▶ _WRITTEN INSTRUCTION_
Copy all the data exactly, except the pictures.

▶ _DATA_

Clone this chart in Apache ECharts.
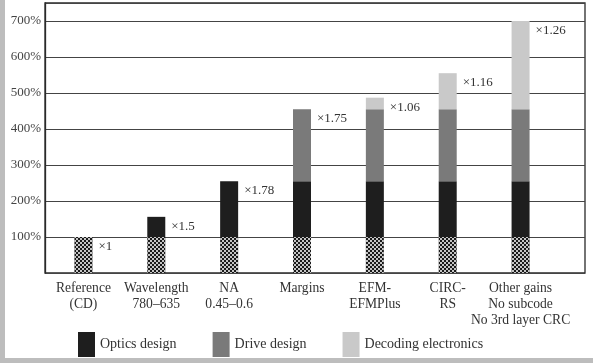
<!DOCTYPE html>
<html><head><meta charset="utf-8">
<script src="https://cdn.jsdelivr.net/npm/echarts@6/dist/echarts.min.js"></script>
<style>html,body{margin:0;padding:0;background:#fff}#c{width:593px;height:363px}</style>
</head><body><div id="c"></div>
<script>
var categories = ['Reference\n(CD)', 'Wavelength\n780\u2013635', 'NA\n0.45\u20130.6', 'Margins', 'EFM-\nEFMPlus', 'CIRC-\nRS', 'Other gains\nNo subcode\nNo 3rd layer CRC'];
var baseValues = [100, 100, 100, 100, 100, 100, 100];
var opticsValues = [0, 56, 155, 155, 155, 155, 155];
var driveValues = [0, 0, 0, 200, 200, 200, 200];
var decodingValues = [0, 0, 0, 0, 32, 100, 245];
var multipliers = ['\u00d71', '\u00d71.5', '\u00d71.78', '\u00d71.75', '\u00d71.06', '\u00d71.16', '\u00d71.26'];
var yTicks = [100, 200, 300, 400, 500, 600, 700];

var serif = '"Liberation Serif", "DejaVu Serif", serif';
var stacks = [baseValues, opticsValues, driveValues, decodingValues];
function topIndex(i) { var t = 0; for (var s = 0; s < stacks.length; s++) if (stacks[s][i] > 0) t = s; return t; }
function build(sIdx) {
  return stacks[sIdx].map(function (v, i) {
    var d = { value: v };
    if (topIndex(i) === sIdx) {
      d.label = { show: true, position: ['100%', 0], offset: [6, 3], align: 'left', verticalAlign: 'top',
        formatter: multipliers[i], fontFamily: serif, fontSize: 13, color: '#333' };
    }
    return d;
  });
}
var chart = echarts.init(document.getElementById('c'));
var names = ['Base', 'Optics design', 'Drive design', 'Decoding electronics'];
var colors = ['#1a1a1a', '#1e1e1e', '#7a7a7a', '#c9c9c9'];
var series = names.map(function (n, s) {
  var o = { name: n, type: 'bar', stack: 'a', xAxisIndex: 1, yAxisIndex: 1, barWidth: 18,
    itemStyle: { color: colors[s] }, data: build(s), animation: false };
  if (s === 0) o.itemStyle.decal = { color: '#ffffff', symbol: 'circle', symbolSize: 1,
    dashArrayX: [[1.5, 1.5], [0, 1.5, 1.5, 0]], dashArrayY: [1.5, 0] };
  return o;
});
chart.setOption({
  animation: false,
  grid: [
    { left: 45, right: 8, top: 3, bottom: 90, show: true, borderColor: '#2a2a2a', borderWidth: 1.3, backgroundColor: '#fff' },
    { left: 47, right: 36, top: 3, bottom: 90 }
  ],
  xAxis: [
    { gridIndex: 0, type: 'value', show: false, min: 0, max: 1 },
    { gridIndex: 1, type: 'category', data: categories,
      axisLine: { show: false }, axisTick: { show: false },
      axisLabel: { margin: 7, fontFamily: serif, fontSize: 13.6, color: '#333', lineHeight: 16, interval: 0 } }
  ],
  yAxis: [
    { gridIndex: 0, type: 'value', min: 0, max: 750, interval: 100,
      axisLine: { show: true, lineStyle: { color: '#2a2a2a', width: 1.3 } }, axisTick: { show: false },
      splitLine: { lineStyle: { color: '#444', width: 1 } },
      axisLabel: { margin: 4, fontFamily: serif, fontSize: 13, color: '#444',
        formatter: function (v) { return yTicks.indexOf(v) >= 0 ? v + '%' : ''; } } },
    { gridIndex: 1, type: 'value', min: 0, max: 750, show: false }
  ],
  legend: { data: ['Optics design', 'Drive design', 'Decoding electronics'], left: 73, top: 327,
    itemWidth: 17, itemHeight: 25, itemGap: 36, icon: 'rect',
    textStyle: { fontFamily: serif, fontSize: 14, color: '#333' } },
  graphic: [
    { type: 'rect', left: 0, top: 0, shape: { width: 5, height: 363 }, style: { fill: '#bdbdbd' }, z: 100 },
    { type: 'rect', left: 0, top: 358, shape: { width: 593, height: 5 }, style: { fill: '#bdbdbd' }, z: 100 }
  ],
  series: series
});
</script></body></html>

▶ _FULL SOLUTION_
Clone this chart in Apache ECharts.
<!DOCTYPE html>
<html><head><meta charset="utf-8">
<script src="https://cdn.jsdelivr.net/npm/echarts@6/dist/echarts.min.js"></script>
<style>html,body{margin:0;padding:0;background:#fff}#c{width:593px;height:363px}</style>
</head><body><div id="c"></div>
<script>
var categories = ['Reference\n(CD)', 'Wavelength\n780\u2013635', 'NA\n0.45\u20130.6', 'Margins', 'EFM-\nEFMPlus', 'CIRC-\nRS', 'Other gains\nNo subcode\nNo 3rd layer CRC'];
var baseValues = [100, 100, 100, 100, 100, 100, 100];
var opticsValues = [0, 56, 155, 155, 155, 155, 155];
var driveValues = [0, 0, 0, 200, 200, 200, 200];
var decodingValues = [0, 0, 0, 0, 32, 100, 245];
var multipliers = ['\u00d71', '\u00d71.5', '\u00d71.78', '\u00d71.75', '\u00d71.06', '\u00d71.16', '\u00d71.26'];
var yTicks = [100, 200, 300, 400, 500, 600, 700];

var serif = '"Liberation Serif", "DejaVu Serif", serif';
var stacks = [baseValues, opticsValues, driveValues, decodingValues];
function topIndex(i) { var t = 0; for (var s = 0; s < stacks.length; s++) if (stacks[s][i] > 0) t = s; return t; }
function build(sIdx) {
  return stacks[sIdx].map(function (v, i) {
    var d = { value: v };
    if (topIndex(i) === sIdx) {
      d.label = { show: true, position: ['100%', 0], offset: [6, 3], align: 'left', verticalAlign: 'top',
        formatter: multipliers[i], fontFamily: serif, fontSize: 13, color: '#333' };
    }
    return d;
  });
}
var chart = echarts.init(document.getElementById('c'));
var names = ['Base', 'Optics design', 'Drive design', 'Decoding electronics'];
var colors = ['#1a1a1a', '#1e1e1e', '#7a7a7a', '#c9c9c9'];
var series = names.map(function (n, s) {
  var o = { name: n, type: 'bar', stack: 'a', xAxisIndex: 1, yAxisIndex: 1, barWidth: 18,
    itemStyle: { color: colors[s] }, data: build(s), animation: false };
  if (s === 0) o.itemStyle.decal = { color: '#ffffff', symbol: 'circle', symbolSize: 1,
    dashArrayX: [[1.5, 1.5], [0, 1.5, 1.5, 0]], dashArrayY: [1.5, 0] };
  return o;
});
chart.setOption({
  animation: false,
  grid: [
    { left: 45, right: 8, top: 3, bottom: 90, show: true, borderColor: '#2a2a2a', borderWidth: 1.3, backgroundColor: '#fff' },
    { left: 47, right: 36, top: 3, bottom: 90 }
  ],
  xAxis: [
    { gridIndex: 0, type: 'value', show: false, min: 0, max: 1 },
    { gridIndex: 1, type: 'category', data: categories,
      axisLine: { show: false }, axisTick: { show: false },
      axisLabel: { margin: 7, fontFamily: serif, fontSize: 13.6, color: '#333', lineHeight: 16, interval: 0 } }
  ],
  yAxis: [
    { gridIndex: 0, type: 'value', min: 0, max: 750, interval: 100,
      axisLine: { show: true, lineStyle: { color: '#2a2a2a', width: 1.3 } }, axisTick: { show: false },
      splitLine: { lineStyle: { color: '#444', width: 1 } },
      axisLabel: { margin: 4, fontFamily: serif, fontSize: 13, color: '#444',
        formatter: function (v) { return yTicks.indexOf(v) >= 0 ? v + '%' : ''; } } },
    { gridIndex: 1, type: 'value', min: 0, max: 750, show: false }
  ],
  legend: { data: ['Optics design', 'Drive design', 'Decoding electronics'], left: 73, top: 327,
    itemWidth: 17, itemHeight: 25, itemGap: 36, icon: 'rect',
    textStyle: { fontFamily: serif, fontSize: 14, color: '#333' } },
  graphic: [
    { type: 'rect', left: 0, top: 0, shape: { width: 5, height: 363 }, style: { fill: '#bdbdbd' }, z: 100 },
    { type: 'rect', left: 0, top: 358, shape: { width: 593, height: 5 }, style: { fill: '#bdbdbd' }, z: 100 }
  ],
  series: series
});
</script></body></html>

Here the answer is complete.